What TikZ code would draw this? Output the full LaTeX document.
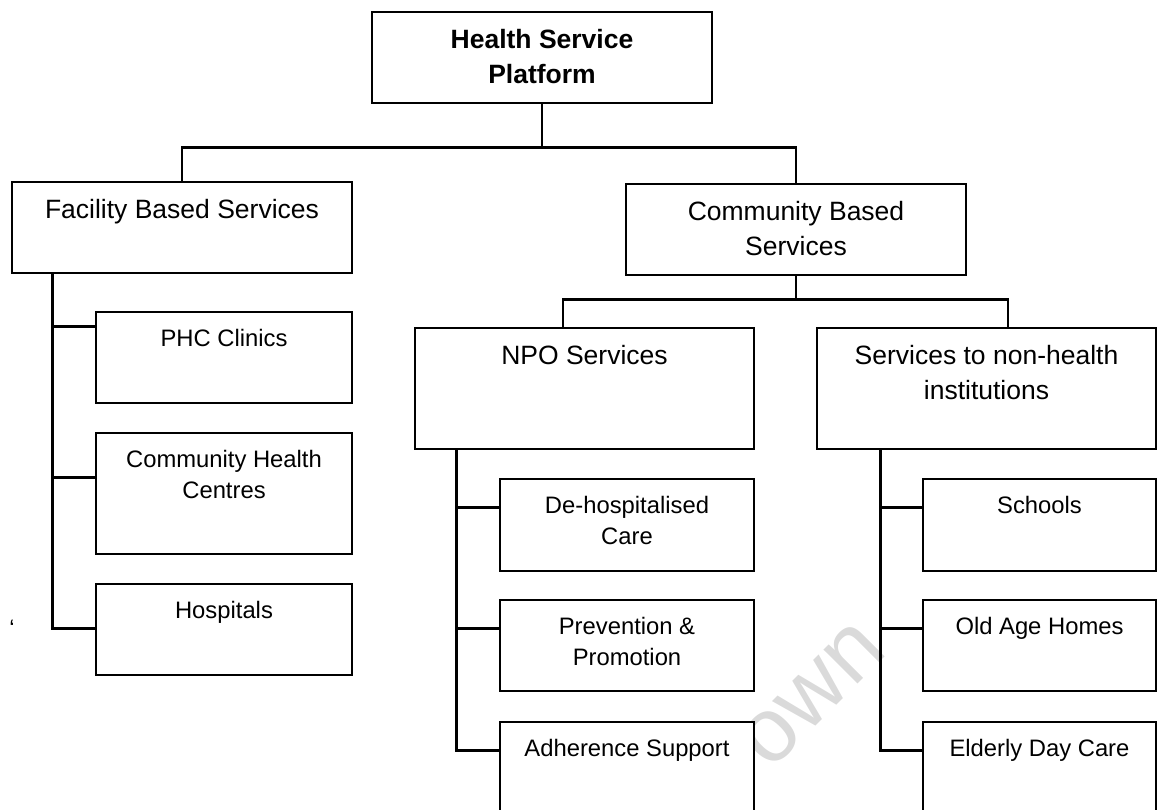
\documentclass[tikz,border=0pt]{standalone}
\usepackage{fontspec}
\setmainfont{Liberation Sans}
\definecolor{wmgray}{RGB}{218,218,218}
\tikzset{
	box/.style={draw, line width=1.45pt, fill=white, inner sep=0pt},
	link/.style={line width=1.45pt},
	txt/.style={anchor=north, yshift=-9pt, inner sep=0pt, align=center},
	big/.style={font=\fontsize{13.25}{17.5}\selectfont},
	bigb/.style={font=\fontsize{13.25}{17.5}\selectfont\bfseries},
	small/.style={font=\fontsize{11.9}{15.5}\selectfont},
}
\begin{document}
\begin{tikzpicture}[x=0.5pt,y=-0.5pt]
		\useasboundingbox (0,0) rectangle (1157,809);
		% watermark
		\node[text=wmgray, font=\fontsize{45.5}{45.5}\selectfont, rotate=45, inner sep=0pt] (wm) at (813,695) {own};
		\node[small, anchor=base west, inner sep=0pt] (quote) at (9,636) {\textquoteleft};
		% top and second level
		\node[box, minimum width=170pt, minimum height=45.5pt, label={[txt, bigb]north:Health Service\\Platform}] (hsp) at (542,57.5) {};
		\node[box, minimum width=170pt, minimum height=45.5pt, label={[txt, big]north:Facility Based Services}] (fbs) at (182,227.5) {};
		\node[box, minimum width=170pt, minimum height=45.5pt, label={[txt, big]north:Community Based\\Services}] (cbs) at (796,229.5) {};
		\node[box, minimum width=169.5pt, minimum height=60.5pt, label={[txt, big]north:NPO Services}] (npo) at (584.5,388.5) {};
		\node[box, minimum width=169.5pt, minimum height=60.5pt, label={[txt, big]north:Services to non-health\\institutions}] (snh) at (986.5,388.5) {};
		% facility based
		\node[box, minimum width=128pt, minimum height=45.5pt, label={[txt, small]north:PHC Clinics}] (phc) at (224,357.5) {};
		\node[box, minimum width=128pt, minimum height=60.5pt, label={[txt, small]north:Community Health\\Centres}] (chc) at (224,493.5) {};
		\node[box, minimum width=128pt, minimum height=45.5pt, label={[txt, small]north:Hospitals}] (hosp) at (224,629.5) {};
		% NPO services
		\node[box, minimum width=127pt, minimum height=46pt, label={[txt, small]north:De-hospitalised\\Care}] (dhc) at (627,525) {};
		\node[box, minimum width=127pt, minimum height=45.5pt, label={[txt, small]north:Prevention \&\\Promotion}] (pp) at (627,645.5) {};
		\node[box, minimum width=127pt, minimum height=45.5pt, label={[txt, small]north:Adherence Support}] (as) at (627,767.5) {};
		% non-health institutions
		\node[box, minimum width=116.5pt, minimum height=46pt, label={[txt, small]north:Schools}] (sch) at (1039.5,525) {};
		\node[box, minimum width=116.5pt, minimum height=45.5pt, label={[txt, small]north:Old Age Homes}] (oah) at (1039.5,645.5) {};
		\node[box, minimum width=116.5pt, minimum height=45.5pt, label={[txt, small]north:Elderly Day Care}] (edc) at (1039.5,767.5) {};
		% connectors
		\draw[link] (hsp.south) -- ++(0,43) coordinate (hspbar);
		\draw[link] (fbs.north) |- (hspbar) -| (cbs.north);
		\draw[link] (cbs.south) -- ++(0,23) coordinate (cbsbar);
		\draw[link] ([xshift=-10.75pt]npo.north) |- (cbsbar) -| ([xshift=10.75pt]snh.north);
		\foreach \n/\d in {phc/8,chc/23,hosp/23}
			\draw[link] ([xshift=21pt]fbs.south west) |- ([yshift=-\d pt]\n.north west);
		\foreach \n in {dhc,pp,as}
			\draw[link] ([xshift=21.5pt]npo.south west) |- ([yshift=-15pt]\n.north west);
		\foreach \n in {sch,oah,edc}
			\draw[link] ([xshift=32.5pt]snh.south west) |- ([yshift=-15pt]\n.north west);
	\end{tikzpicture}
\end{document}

● **Your instructions**
Output the material word for word, omitting its pictures.

● **Completed exercise**
What TikZ code would draw this? Output the full LaTeX document.
\documentclass[tikz,border=0pt]{standalone}
\usepackage{fontspec}
\setmainfont{Liberation Sans}
\definecolor{wmgray}{RGB}{218,218,218}
\tikzset{
	box/.style={draw, line width=1.45pt, fill=white, inner sep=0pt},
	link/.style={line width=1.45pt},
	txt/.style={anchor=north, yshift=-9pt, inner sep=0pt, align=center},
	big/.style={font=\fontsize{13.25}{17.5}\selectfont},
	bigb/.style={font=\fontsize{13.25}{17.5}\selectfont\bfseries},
	small/.style={font=\fontsize{11.9}{15.5}\selectfont},
}
\begin{document}
\begin{tikzpicture}[x=0.5pt,y=-0.5pt]
		\useasboundingbox (0,0) rectangle (1157,809);
		% watermark
		\node[text=wmgray, font=\fontsize{45.5}{45.5}\selectfont, rotate=45, inner sep=0pt] (wm) at (813,695) {own};
		\node[small, anchor=base west, inner sep=0pt] (quote) at (9,636) {\textquoteleft};
		% top and second level
		\node[box, minimum width=170pt, minimum height=45.5pt, label={[txt, bigb]north:Health Service\\Platform}] (hsp) at (542,57.5) {};
		\node[box, minimum width=170pt, minimum height=45.5pt, label={[txt, big]north:Facility Based Services}] (fbs) at (182,227.5) {};
		\node[box, minimum width=170pt, minimum height=45.5pt, label={[txt, big]north:Community Based\\Services}] (cbs) at (796,229.5) {};
		\node[box, minimum width=169.5pt, minimum height=60.5pt, label={[txt, big]north:NPO Services}] (npo) at (584.5,388.5) {};
		\node[box, minimum width=169.5pt, minimum height=60.5pt, label={[txt, big]north:Services to non-health\\institutions}] (snh) at (986.5,388.5) {};
		% facility based
		\node[box, minimum width=128pt, minimum height=45.5pt, label={[txt, small]north:PHC Clinics}] (phc) at (224,357.5) {};
		\node[box, minimum width=128pt, minimum height=60.5pt, label={[txt, small]north:Community Health\\Centres}] (chc) at (224,493.5) {};
		\node[box, minimum width=128pt, minimum height=45.5pt, label={[txt, small]north:Hospitals}] (hosp) at (224,629.5) {};
		% NPO services
		\node[box, minimum width=127pt, minimum height=46pt, label={[txt, small]north:De-hospitalised\\Care}] (dhc) at (627,525) {};
		\node[box, minimum width=127pt, minimum height=45.5pt, label={[txt, small]north:Prevention \&\\Promotion}] (pp) at (627,645.5) {};
		\node[box, minimum width=127pt, minimum height=45.5pt, label={[txt, small]north:Adherence Support}] (as) at (627,767.5) {};
		% non-health institutions
		\node[box, minimum width=116.5pt, minimum height=46pt, label={[txt, small]north:Schools}] (sch) at (1039.5,525) {};
		\node[box, minimum width=116.5pt, minimum height=45.5pt, label={[txt, small]north:Old Age Homes}] (oah) at (1039.5,645.5) {};
		\node[box, minimum width=116.5pt, minimum height=45.5pt, label={[txt, small]north:Elderly Day Care}] (edc) at (1039.5,767.5) {};
		% connectors
		\draw[link] (hsp.south) -- ++(0,43) coordinate (hspbar);
		\draw[link] (fbs.north) |- (hspbar) -| (cbs.north);
		\draw[link] (cbs.south) -- ++(0,23) coordinate (cbsbar);
		\draw[link] ([xshift=-10.75pt]npo.north) |- (cbsbar) -| ([xshift=10.75pt]snh.north);
		\foreach \n/\d in {phc/8,chc/23,hosp/23}
			\draw[link] ([xshift=21pt]fbs.south west) |- ([yshift=-\d pt]\n.north west);
		\foreach \n in {dhc,pp,as}
			\draw[link] ([xshift=21.5pt]npo.south west) |- ([yshift=-15pt]\n.north west);
		\foreach \n in {sch,oah,edc}
			\draw[link] ([xshift=32.5pt]snh.south west) |- ([yshift=-15pt]\n.north west);
	\end{tikzpicture}
\end{document}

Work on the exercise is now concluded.